• SET PROBLEM: Extract, exactly as written, each line from the start of the records below to the line containing "const font = 'Liberation", both ends included; drop the pictures.

• RECORDED DATA:

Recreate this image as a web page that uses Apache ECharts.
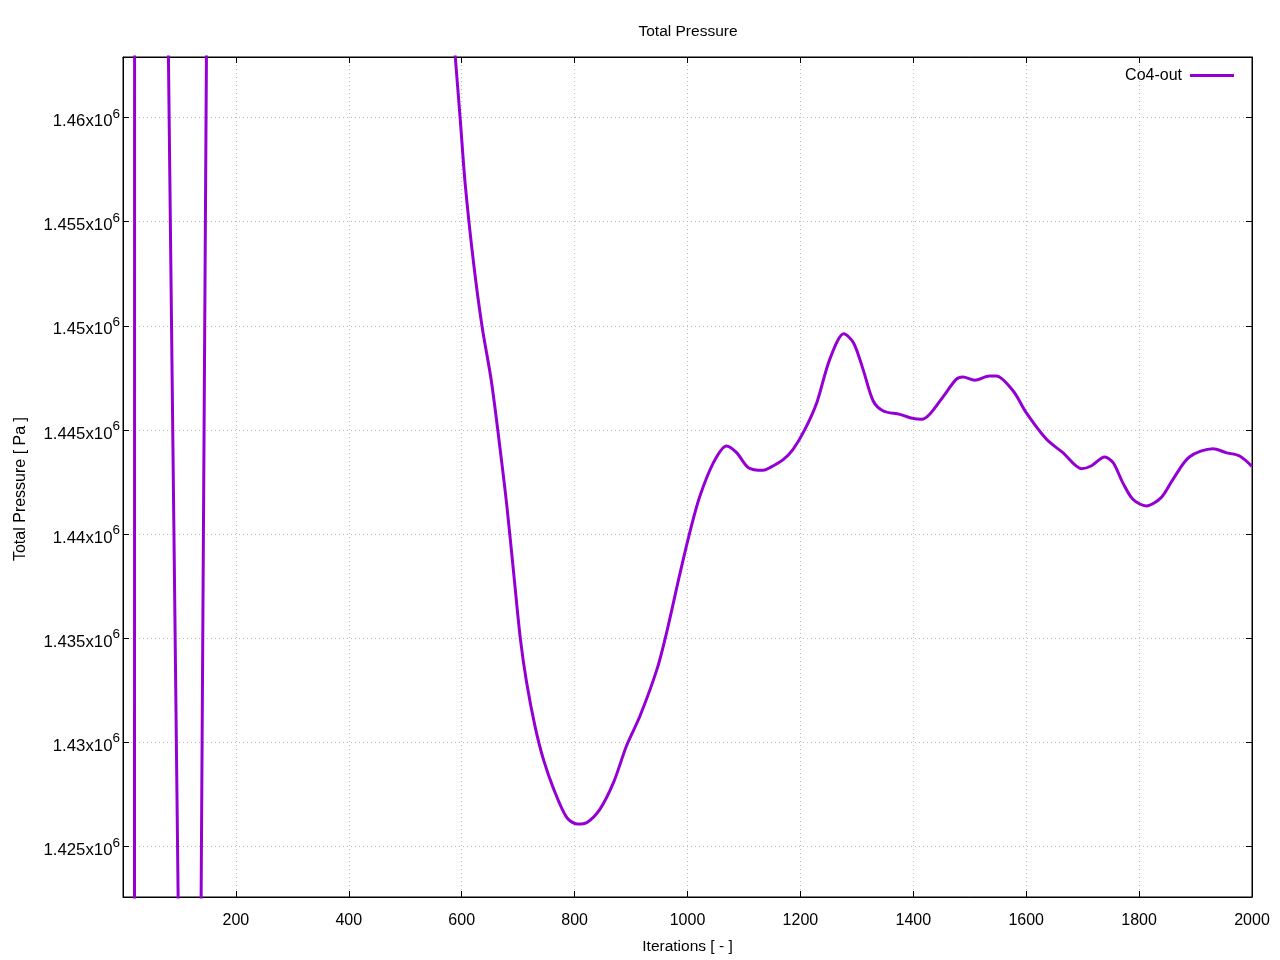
<!DOCTYPE html>
<html>
<head>
<meta charset="utf-8">
<title>Total Pressure</title>
<script src="https://cdn.jsdelivr.net/npm/echarts@6/dist/echarts.min.js"></script>
<style>
  html, body { margin: 0; padding: 0; background: #fff; }
  #chart { width: 1280px; height: 960px; }
</style>
</head>
<body>
<div id="chart"></div>
<script>
// iterations and total pressure [Pa]
// (the first points lie outside the plotted range, only their crossing lines show)
const iterations = [1, 19, 20, 21, 22, 70, 72, 108, 110, 128, 130, 155, 157, 300, 450, 540, 570, 597, 606, 621,
  636, 653, 671, 680, 692, 704, 715, 730, 745, 763, 786, 805, 822, 845, 869, 892, 916, 946, 963, 987,
  1007, 1022, 1046, 1069, 1087, 1108, 1134, 1146, 1170, 1187, 1208, 1229, 1252, 1277, 1294, 1311, 1329,
  1347, 1376, 1394, 1415, 1429, 1453, 1476, 1488, 1509, 1535, 1547, 1577, 1600, 1636, 1665, 1698, 1715,
  1739, 1754, 1771, 1789, 1813, 1839, 1860, 1889, 1931, 1954, 1978, 2000]
const pressure = [1000000, 1000000, 1300000, 1600000, 1900000, 1487540, 1482850, 1398410, 1393720, 1377930,
  1386510, 1493820, 1502400, 1490000, 1484000, 1477000, 1469000, 1460060, 1456870, 1453030,
  1449980, 1447270, 1443430, 1441350, 1438150, 1434950, 1432870, 1430750, 1429150, 1427750,
  1426390, 1426070, 1426150, 1426790, 1428070, 1429830, 1431270, 1433510, 1435270, 1438150,
  1440390, 1441830, 1443430, 1444230, 1443910, 1443190, 1443060, 1443190, 1443590, 1444070,
  1445030, 1446310, 1448390, 1449620, 1449190, 1447910, 1446390, 1445910, 1445750, 1445590,
  1445510, 1445750, 1446600, 1447430, 1447540, 1447390, 1447590, 1447590, 1446870, 1445830,
  1444550, 1443910, 1443140, 1443270, 1443700, 1443430, 1442470, 1441670, 1441350, 1441750,
  1442630, 1443700, 1444100, 1443910, 1443750, 1443250]
const seriesName = 'Co4-out'

const xMin = 0
const xMax = 2000
const yMin = 1422567
const yMax = 1462913

const font = 'Liberation Sans, Arial, sans-serif'

const chartDom = document.getElementById('chart')
const myChart = echarts.init(chartDom)

const tickStyle = {
  show: true,
  inside: true,
  length: 6,
  lineStyle: { color: '#000', width: 1 }
}
const axisLine = { show: true, onZero: false, lineStyle: { color: '#000' } }
const gridLine = {
  show: true,
  lineStyle: { color: '#bbbbbb', width: 1, type: [1, 3] }
}

const option = {
  animation: false,
  title: {
    text: 'Total Pressure',
    left: 688,
    textAlign: 'center',
    top: 24,
    padding: 0,
    textStyle: { fontFamily: font, fontSize: 15.5, fontWeight: 'normal', color: '#000' }
  },
  legend: {
    data: [seriesName],
    right: 46,
    top: 67.5,
    padding: 0,
    align: 'right',
    icon: 'rect',
    itemWidth: 44,
    itemHeight: 3,
    textStyle: { fontFamily: font, fontSize: 16, color: '#000', padding: [0, 3, 0, 0] }
  },
  grid: {
    left: 123,
    right: 28,
    top: 57,
    bottom: 62,
    show: true,
    borderColor: '#000',
    borderWidth: 1
  },
  xAxis: [
    {
      type: 'value',
      min: xMin,
      max: xMax,
      interval: 200,
      name: 'Iterations [ - ]',
      nameLocation: 'middle',
      nameGap: 42,
      nameTextStyle: { fontFamily: font, fontSize: 15.5, color: '#000' },
      axisLine: axisLine,
      axisTick: tickStyle,
      splitLine: gridLine,
      axisLabel: {
        margin: 16,
        fontFamily: font,
        fontSize: 16,
        color: '#000',
        formatter: v => (v === 0 ? '' : String(v))
      }
    },
    {
      type: 'value',
      position: 'top',
      min: xMin,
      max: xMax,
      interval: 200,
      axisLine: axisLine,
      axisTick: tickStyle,
      splitLine: { show: false },
      axisLabel: { show: false }
    }
  ],
  yAxis: [
    {
      type: 'value',
      min: yMin,
      max: yMax,
      minInterval: 5000,
      maxInterval: 5000,
      axisLine: axisLine,
      axisTick: tickStyle,
      splitLine: gridLine,
      axisLabel: {
        showMinLabel: false,
        showMaxLabel: false,
        margin: 3,
        padding: [9, 0, 0, 0],
        color: '#000',
        formatter: v => {
          if (v % 5000 !== 0) return ''
          return '{a|' + (v / 1e6) + 'x10}{b|6}'
        },
        rich: {
          a: { fontFamily: font, fontSize: 16.8, lineHeight: 16, color: '#000', verticalAlign: 'bottom' },
          b: { fontFamily: font, fontSize: 13.5, lineHeight: 13, color: '#000', verticalAlign: 'bottom', padding: [0, 0, 9, 0] }
        }
      }
    },
    {
      type: 'value',
      position: 'right',
      min: yMin,
      max: yMax,
      minInterval: 5000,
      maxInterval: 5000,
      axisLine: axisLine,
      axisTick: tickStyle,
      splitLine: { show: false },
      axisLabel: { show: false }
    }
  ],
  graphic: [
    {
      type: 'text',
      x: 21,
      y: 489,
      rotation: Math.PI / 2,
      style: {
        text: 'Total Pressure [ Pa ]',
        fontFamily: font,
        fontSize: 16,
        fill: '#000',
        textAlign: 'center',
        textVerticalAlign: 'middle'
      }
    }
  ],
  series: [
    {
      name: seriesName,
      type: 'line',
      xAxisIndex: 0,
      yAxisIndex: 0,
      data: iterations.map((it, i) => [it, pressure[i]]),
      showSymbol: false,
      symbol: 'none',
      smooth: 0.3,
      clip: true,
      color: '#9400d3',
      lineStyle: { color: '#9400d3', width: 3 }
    }
  ]
}
myChart.setOption(option)
</script>
</body>
</html>
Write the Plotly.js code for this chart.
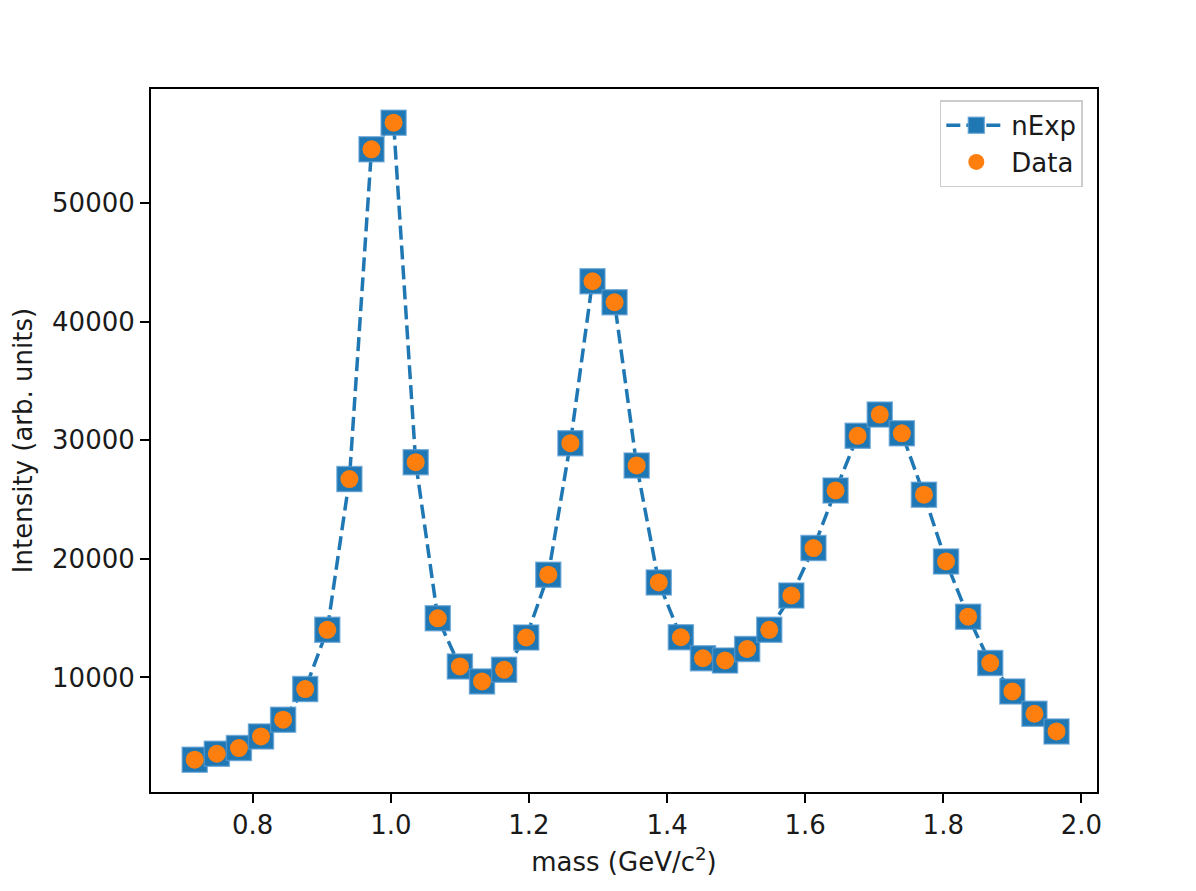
<!DOCTYPE html>
<html>
<head>
<meta charset="utf-8">
<script src="https://cdn.plot.ly/plotly-3.0.1.min.js"></script>
<style>html,body{margin:0;padding:0;background:#fff;}#chart{width:1196px;height:891px;}</style>
</head>
<body>
<div id="chart"></div>
<script>
// Bin centres (GeV/c^2)
const mass = [0.716, 0.748, 0.780, 0.812, 0.844, 0.876, 0.908, 0.940, 0.972, 1.004,
              1.036, 1.068, 1.100, 1.132, 1.164, 1.196, 1.228, 1.260, 1.292, 1.324,
              1.356, 1.388, 1.420, 1.452, 1.484, 1.516, 1.548, 1.580, 1.612, 1.644,
              1.676, 1.708, 1.740, 1.772, 1.804, 1.836, 1.868, 1.900, 1.932, 1.964];
// Expected intensity (nExp)
const nExp = [3070, 3570, 4050, 5030, 6440, 9020, 14020, 26720, 54520, 56770,
              28150, 14990, 10930, 9670, 10650, 13370, 18660, 29750, 43400, 41630,
              27870, 18010, 13390, 11620, 11430, 12400, 14020, 16910, 20910, 25760,
              30370, 32160, 30580, 25410, 19780, 15120, 11220, 8820, 6940, 5450];
// Measured data
const dataVals = [3070, 3570, 4050, 5030, 6440, 9020, 14020, 26720, 54520, 56770,
                  28150, 14990, 10930, 9670, 10650, 13370, 18660, 29750, 43400, 41630,
                  27870, 18010, 13390, 11620, 11430, 12400, 14020, 16910, 20910, 25760,
                  30370, 32160, 30580, 25410, 19780, 15120, 11220, 8820, 6940, 5450];
const xTicks = [0.8, 1.0, 1.2, 1.4, 1.6, 1.8, 2.0];
const xTickText = ['0.8', '1.0', '1.2', '1.4', '1.6', '1.8', '2.0'];
const yTicks = [10000, 20000, 30000, 40000, 50000];
const yTickText = ['10000', '20000', '30000', '40000', '50000'];

const FONT = 'DejaVu Sans, Liberation Sans, sans-serif';
const TXT = '#1a1a1a';

const traces = [
  {
    x: mass, y: nExp, name: 'nExp', type: 'scatter', mode: 'lines+markers',
    line: {color: '#1f77b4', width: 3.5, dash: '14px,6px'},
    marker: {symbol: 'square', size: 25, color: '#1f77b4',
             line: {color: 'rgba(90,155,210,0.7)', width: 1.5}}
  },
  {
    x: mass, y: dataVals, name: 'Data', type: 'scatter', mode: 'markers',
    marker: {symbol: 'circle', size: 18, color: '#ff7f0e'}
  }
];

const layout = {
  width: 1196, height: 891,
  paper_bgcolor: '#ffffff', plot_bgcolor: '#ffffff',
  margin: {l: 151, r: 99, t: 89, b: 99, pad: 0},
  font: {family: FONT, size: 26, color: TXT},
  showlegend: true,
  hovermode: false,
  xaxis: {
    range: [0.6527, 2.0226],
    tickvals: xTicks, ticktext: xTickText,
    ticks: 'outside', ticklen: 9, tickwidth: 2, tickcolor: '#000',
    showline: true, linecolor: '#000', linewidth: 2, mirror: true,
    showgrid: false, zeroline: false,
    tickfont: {family: FONT, size: 26, color: TXT},
    title: {text: 'mass (GeV/c<sup>2</sup>)', font: {family: FONT, size: 26, color: TXT}, standoff: 14}
  },
  yaxis: {
    range: [345, 59606],
    tickvals: yTicks, ticktext: yTickText,
    ticks: 'outside', ticklen: 9, tickwidth: 2, tickcolor: '#000',
    showline: true, linecolor: '#000', linewidth: 2, mirror: true,
    showgrid: false, zeroline: false,
    tickfont: {family: FONT, size: 26, color: TXT},
    title: {text: 'Intensity (arb. units)', font: {family: FONT, size: 26, color: TXT}, standoff: 12}
  },
  legend: {
    x: 0.985, xanchor: 'right', y: 0.984, yanchor: 'top',
    bgcolor: 'rgba(255,255,255,0.8)', bordercolor: '#cccccc', borderwidth: 1.5,
    font: {family: FONT, size: 26, color: TXT},
    itemwidth: 60,
    tracegroupgap: 0
  }
};

Plotly.newPlot('chart', traces, layout, {displayModeBar: false, staticPlot: true});
</script>
</body>
</html>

• SOLUTION TO THIS EXERCISE:
Recreate this image as a web page that uses Apache ECharts.
<!DOCTYPE html>
<html>
<head>
<meta charset="utf-8">
<title>Total Pressure</title>
<script src="https://cdn.jsdelivr.net/npm/echarts@6/dist/echarts.min.js"></script>
<style>
  html, body { margin: 0; padding: 0; background: #fff; }
  #chart { width: 1280px; height: 960px; }
</style>
</head>
<body>
<div id="chart"></div>
<script>
// iterations and total pressure [Pa]
// (the first points lie outside the plotted range, only their crossing lines show)
const iterations = [1, 19, 20, 21, 22, 70, 72, 108, 110, 128, 130, 155, 157, 300, 450, 540, 570, 597, 606, 621,
  636, 653, 671, 680, 692, 704, 715, 730, 745, 763, 786, 805, 822, 845, 869, 892, 916, 946, 963, 987,
  1007, 1022, 1046, 1069, 1087, 1108, 1134, 1146, 1170, 1187, 1208, 1229, 1252, 1277, 1294, 1311, 1329,
  1347, 1376, 1394, 1415, 1429, 1453, 1476, 1488, 1509, 1535, 1547, 1577, 1600, 1636, 1665, 1698, 1715,
  1739, 1754, 1771, 1789, 1813, 1839, 1860, 1889, 1931, 1954, 1978, 2000]
const pressure = [1000000, 1000000, 1300000, 1600000, 1900000, 1487540, 1482850, 1398410, 1393720, 1377930,
  1386510, 1493820, 1502400, 1490000, 1484000, 1477000, 1469000, 1460060, 1456870, 1453030,
  1449980, 1447270, 1443430, 1441350, 1438150, 1434950, 1432870, 1430750, 1429150, 1427750,
  1426390, 1426070, 1426150, 1426790, 1428070, 1429830, 1431270, 1433510, 1435270, 1438150,
  1440390, 1441830, 1443430, 1444230, 1443910, 1443190, 1443060, 1443190, 1443590, 1444070,
  1445030, 1446310, 1448390, 1449620, 1449190, 1447910, 1446390, 1445910, 1445750, 1445590,
  1445510, 1445750, 1446600, 1447430, 1447540, 1447390, 1447590, 1447590, 1446870, 1445830,
  1444550, 1443910, 1443140, 1443270, 1443700, 1443430, 1442470, 1441670, 1441350, 1441750,
  1442630, 1443700, 1444100, 1443910, 1443750, 1443250]
const seriesName = 'Co4-out'

const xMin = 0
const xMax = 2000
const yMin = 1422567
const yMax = 1462913

const font = 'Liberation Sans, Arial, sans-serif'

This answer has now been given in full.